_DATA PROVIDED_:

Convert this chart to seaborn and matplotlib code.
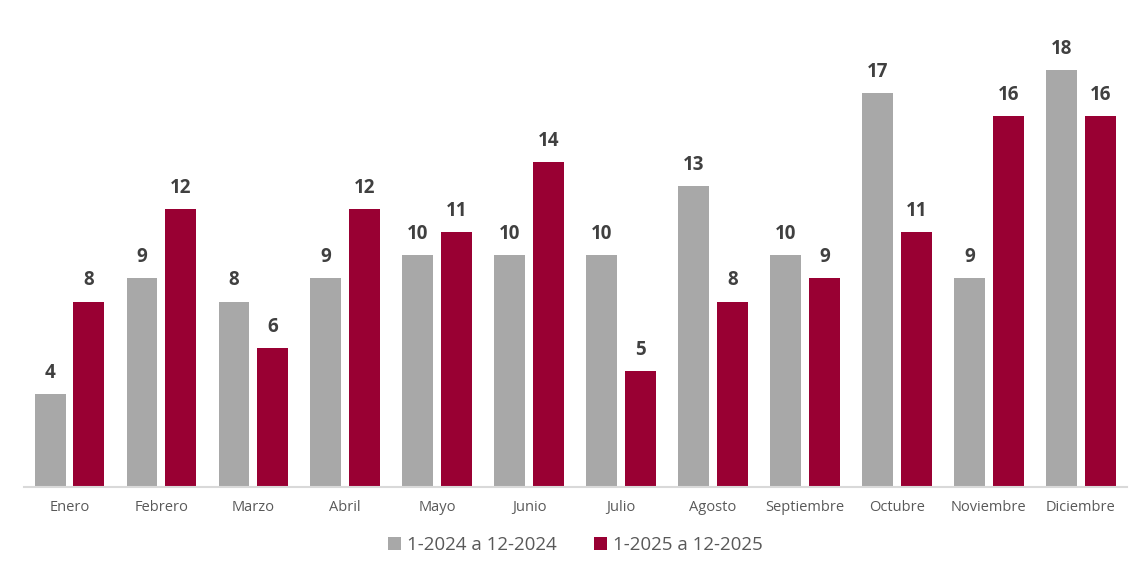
import numpy as np
import pandas as pd
import matplotlib
matplotlib.use('Agg')
import matplotlib.pyplot as plt
import seaborn as sns

meses = ['Enero', 'Febrero', 'Marzo', 'Abril', 'Mayo', 'Junio', 'Julio',
         'Agosto', 'Septiembre', 'Octubre', 'Noviembre', 'Diciembre']
serie_2024 = [4, 9, 8, 9, 10, 10, 10, 13, 10, 17, 9, 18]
serie_2025 = [8, 12, 6, 12, 11, 14, 5, 8, 9, 11, 16, 16]
nombres = ['1-2024 a 12-2024', '1-2025 a 12-2025']
colores = ['#A8A8A8', '#990033']

df = pd.DataFrame({
    'mes': meses * 2,
    'valor': serie_2024 + serie_2025,
    'periodo': [nombres[0]] * 12 + [nombres[1]] * 12,
})

sns.set_style('white')
plt.rcParams['font.family'] = ['Open Sans', 'DejaVu Sans']

fig = plt.figure(figsize=(11.48, 5.76), dpi=100)
ax = fig.add_axes([0.0205, 0.1545, 0.961, 0.805])

sns.barplot(data=df, x='mes', y='valor', hue='periodo', palette=colores,
            width=0.845, gap=0.205, saturation=1, linewidth=0, ax=ax, legend=True)

for cont in ax.containers:
    ax.bar_label(cont, padding=8, fontsize=13.5, fontweight='bold', color='#404040')

ax.set_ylim(0, 20)
ax.set_xlim(-0.5, 11.5)
ax.set_xlabel('')
ax.set_ylabel('')
ax.set_yticks([])
ax.tick_params(axis='x', length=0, labelsize=10.5, colors='#595959', pad=9)
for s in ['top', 'right', 'left']:
    ax.spines[s].set_visible(False)
ax.spines['bottom'].set_color('#D9D9D9')
ax.spines['bottom'].set_linewidth(1.5)

ax.legend(loc='upper center', bbox_to_anchor=(0.5, -0.07), ncol=2, frameon=False,
          fontsize=13.5, handlelength=0.7, handleheight=0.7, handletextpad=0.3,
          columnspacing=2.0, labelcolor='#595959')

fig.savefig('out.png', dpi=100)
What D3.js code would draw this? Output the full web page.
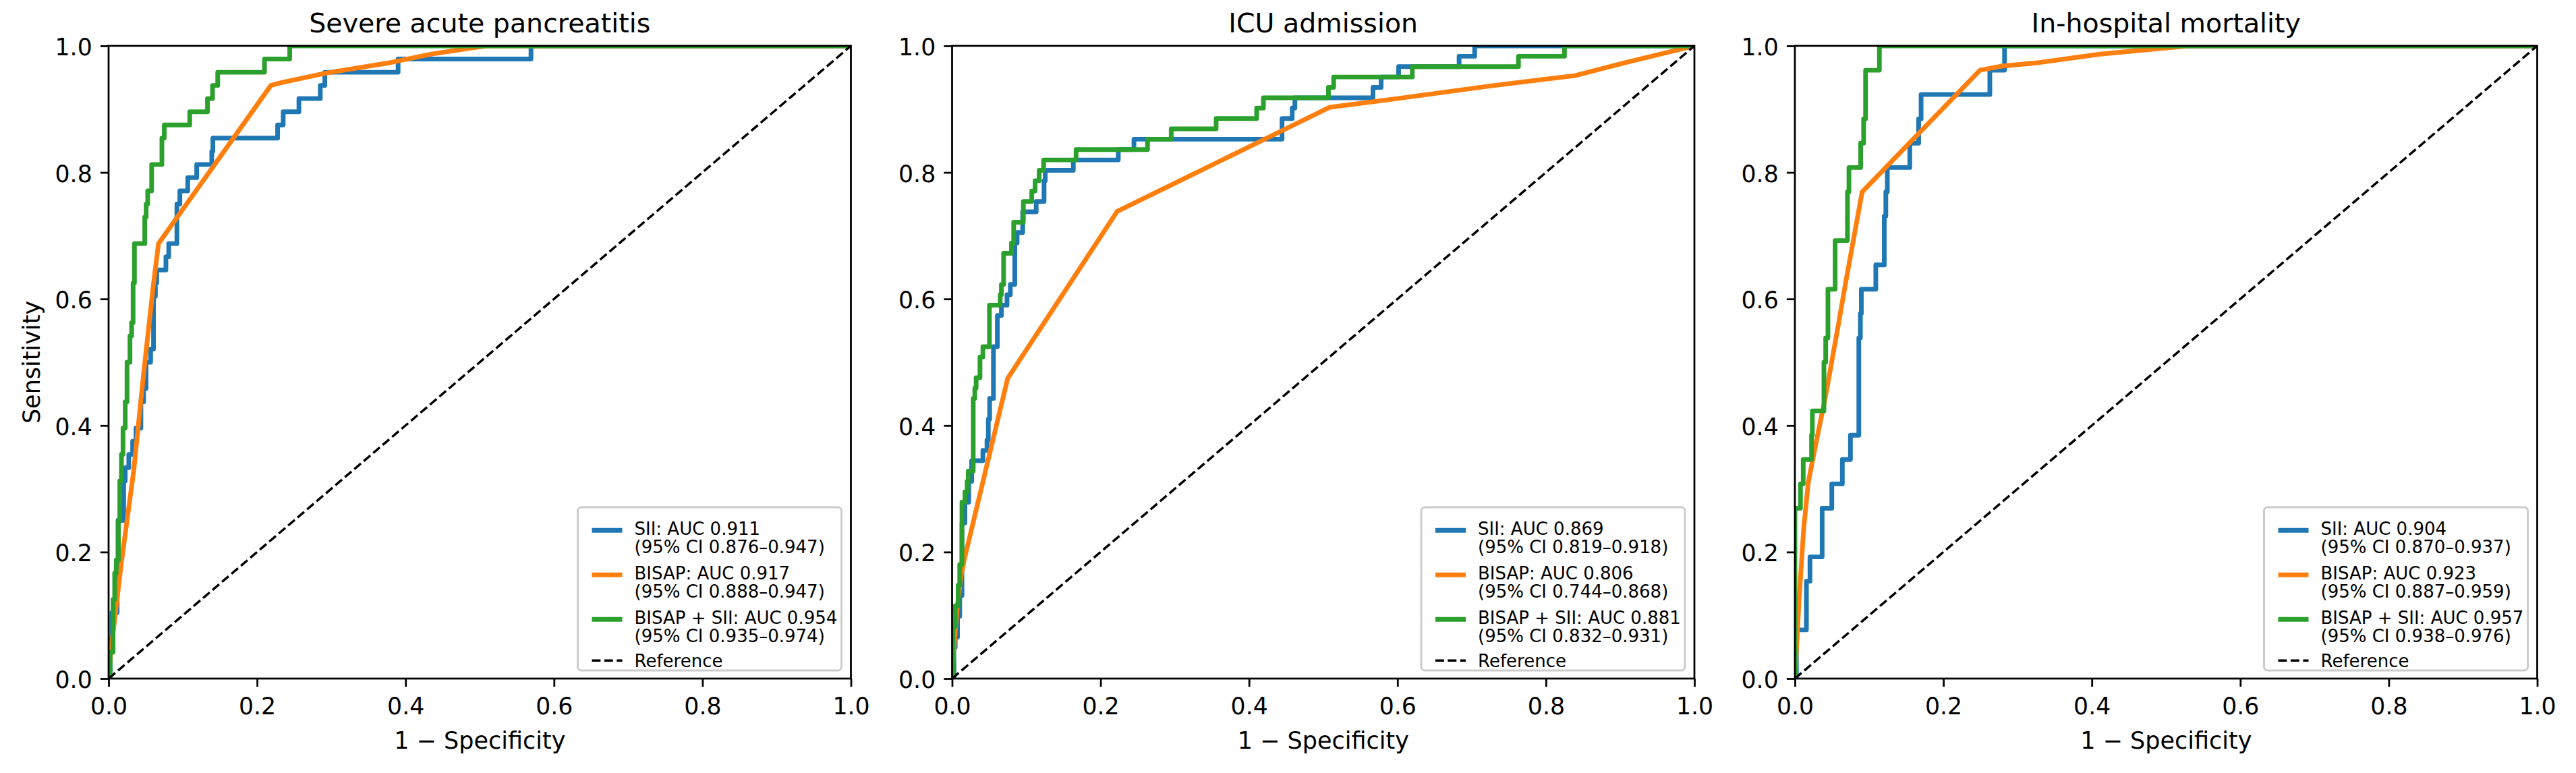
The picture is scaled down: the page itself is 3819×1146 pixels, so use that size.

_REQUIREMENT_:
Can you repeat every record above exactly, apart from the pictures?

_SOLUTION TO THIS EXERCISE_:
Convert this chart to seaborn and matplotlib code.
import numpy as np
import pandas as pd
import matplotlib
matplotlib.use('Agg')
import matplotlib.pyplot as plt
import seaborn as sns

meses = ['Enero', 'Febrero', 'Marzo', 'Abril', 'Mayo', 'Junio', 'Julio',
         'Agosto', 'Septiembre', 'Octubre', 'Noviembre', 'Diciembre']
serie_2024 = [4, 9, 8, 9, 10, 10, 10, 13, 10, 17, 9, 18]
serie_2025 = [8, 12, 6, 12, 11, 14, 5, 8, 9, 11, 16, 16]
nombres = ['1-2024 a 12-2024', '1-2025 a 12-2025']
colores = ['#A8A8A8', '#990033']

df = pd.DataFrame({
    'mes': meses * 2,
    'valor': serie_2024 + serie_2025,
    'periodo': [nombres[0]] * 12 + [nombres[1]] * 12,
})

sns.set_style('white')
plt.rcParams['font.family'] = ['Open Sans', 'DejaVu Sans']

fig = plt.figure(figsize=(11.48, 5.76), dpi=100)
ax = fig.add_axes([0.0205, 0.1545, 0.961, 0.805])

sns.barplot(data=df, x='mes', y='valor', hue='periodo', palette=colores,
            width=0.845, gap=0.205, saturation=1, linewidth=0, ax=ax, legend=True)

for cont in ax.containers:
    ax.bar_label(cont, padding=8, fontsize=13.5, fontweight='bold', color='#404040')

ax.set_ylim(0, 20)
ax.set_xlim(-0.5, 11.5)
ax.set_xlabel('')
ax.set_ylabel('')
ax.set_yticks([])
ax.tick_params(axis='x', length=0, labelsize=10.5, colors='#595959', pad=9)
for s in ['top', 'right', 'left']:
    ax.spines[s].set_visible(False)
ax.spines['bottom'].set_color('#D9D9D9')
ax.spines['bottom'].set_linewidth(1.5)

ax.legend(loc='upper center', bbox_to_anchor=(0.5, -0.07), ncol=2, frameon=False,
          fontsize=13.5, handlelength=0.7, handleheight=0.7, handletextpad=0.3,
          columnspacing=2.0, labelcolor='#595959')

fig.savefig('out.png', dpi=100)
What D3.js code would draw this? Output the full web page.
The picture is scaled down: the page itself is 3819×1146 pixels, so use that size.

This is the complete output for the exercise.